**WHAT YOU NEED TO DO:** Return all lines where the word "picture" can be found.

**PROVIDED MATERIAL:**
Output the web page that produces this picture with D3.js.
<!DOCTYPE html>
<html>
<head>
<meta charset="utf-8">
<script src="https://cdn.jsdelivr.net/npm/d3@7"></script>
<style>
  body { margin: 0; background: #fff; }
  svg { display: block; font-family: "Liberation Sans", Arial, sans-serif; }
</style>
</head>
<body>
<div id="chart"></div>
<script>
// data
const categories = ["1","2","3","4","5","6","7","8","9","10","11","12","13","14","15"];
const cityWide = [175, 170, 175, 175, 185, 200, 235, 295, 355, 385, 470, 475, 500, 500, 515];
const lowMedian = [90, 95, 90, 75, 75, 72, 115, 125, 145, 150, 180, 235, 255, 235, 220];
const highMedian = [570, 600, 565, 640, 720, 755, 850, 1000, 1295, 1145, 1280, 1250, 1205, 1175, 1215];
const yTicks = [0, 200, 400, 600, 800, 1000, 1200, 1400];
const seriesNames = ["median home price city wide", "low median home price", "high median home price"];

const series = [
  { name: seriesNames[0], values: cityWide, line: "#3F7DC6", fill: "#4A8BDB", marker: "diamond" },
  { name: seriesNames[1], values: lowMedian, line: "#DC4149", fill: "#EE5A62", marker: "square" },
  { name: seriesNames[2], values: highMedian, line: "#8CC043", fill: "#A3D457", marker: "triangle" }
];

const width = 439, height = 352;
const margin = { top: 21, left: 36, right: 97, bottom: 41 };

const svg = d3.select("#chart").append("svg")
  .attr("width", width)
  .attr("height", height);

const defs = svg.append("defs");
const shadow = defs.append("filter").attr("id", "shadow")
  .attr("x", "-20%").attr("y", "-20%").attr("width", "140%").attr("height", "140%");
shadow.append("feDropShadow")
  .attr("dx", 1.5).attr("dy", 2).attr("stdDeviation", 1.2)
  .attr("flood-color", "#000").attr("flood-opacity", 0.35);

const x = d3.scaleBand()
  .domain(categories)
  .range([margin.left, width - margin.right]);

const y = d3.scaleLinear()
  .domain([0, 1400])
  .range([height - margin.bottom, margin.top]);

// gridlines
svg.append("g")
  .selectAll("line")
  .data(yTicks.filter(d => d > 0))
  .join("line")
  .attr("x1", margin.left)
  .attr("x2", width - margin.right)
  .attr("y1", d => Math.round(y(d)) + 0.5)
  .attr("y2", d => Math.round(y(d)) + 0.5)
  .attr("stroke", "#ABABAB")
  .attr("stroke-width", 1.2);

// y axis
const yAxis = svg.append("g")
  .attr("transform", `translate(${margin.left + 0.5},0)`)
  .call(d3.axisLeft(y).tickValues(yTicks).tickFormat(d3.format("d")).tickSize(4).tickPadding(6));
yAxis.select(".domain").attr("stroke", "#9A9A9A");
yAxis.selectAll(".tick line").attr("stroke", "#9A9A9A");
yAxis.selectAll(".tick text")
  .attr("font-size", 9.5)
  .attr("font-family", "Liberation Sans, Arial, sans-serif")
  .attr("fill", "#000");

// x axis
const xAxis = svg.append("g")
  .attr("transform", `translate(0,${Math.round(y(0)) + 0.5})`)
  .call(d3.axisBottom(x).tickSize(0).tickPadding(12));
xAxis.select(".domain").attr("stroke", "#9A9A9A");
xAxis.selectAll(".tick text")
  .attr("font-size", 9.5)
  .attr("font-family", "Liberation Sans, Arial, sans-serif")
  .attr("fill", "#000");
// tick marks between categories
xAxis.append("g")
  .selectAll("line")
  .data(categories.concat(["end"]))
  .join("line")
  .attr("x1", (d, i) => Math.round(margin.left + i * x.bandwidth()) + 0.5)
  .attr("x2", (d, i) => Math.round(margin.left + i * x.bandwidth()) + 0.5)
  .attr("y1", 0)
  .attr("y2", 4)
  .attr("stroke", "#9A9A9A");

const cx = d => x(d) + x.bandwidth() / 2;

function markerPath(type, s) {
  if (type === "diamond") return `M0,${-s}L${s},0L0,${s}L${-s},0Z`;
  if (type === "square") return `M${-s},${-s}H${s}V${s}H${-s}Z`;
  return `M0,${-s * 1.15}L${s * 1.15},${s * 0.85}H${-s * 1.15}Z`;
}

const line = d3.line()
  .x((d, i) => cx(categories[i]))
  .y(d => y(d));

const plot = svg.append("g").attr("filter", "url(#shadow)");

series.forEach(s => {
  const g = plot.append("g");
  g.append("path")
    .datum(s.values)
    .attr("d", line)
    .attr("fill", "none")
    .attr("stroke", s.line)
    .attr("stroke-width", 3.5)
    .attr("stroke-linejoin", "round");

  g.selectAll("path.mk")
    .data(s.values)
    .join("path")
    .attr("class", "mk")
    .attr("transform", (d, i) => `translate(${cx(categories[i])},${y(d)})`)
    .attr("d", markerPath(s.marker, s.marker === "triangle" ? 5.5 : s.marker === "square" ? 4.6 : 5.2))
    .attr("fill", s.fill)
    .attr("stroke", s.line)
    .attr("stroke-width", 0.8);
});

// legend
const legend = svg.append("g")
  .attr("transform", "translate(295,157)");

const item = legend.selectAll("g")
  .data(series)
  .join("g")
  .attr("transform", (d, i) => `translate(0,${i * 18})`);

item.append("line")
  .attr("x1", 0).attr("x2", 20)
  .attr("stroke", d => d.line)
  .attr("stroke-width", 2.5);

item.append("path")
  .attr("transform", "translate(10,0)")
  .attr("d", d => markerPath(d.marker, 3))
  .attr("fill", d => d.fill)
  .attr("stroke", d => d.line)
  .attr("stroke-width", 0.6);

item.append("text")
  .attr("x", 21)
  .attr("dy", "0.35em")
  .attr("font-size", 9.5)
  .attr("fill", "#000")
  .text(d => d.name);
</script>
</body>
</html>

**THE REPLY:**
Output the web page that produces this picture with D3.js.

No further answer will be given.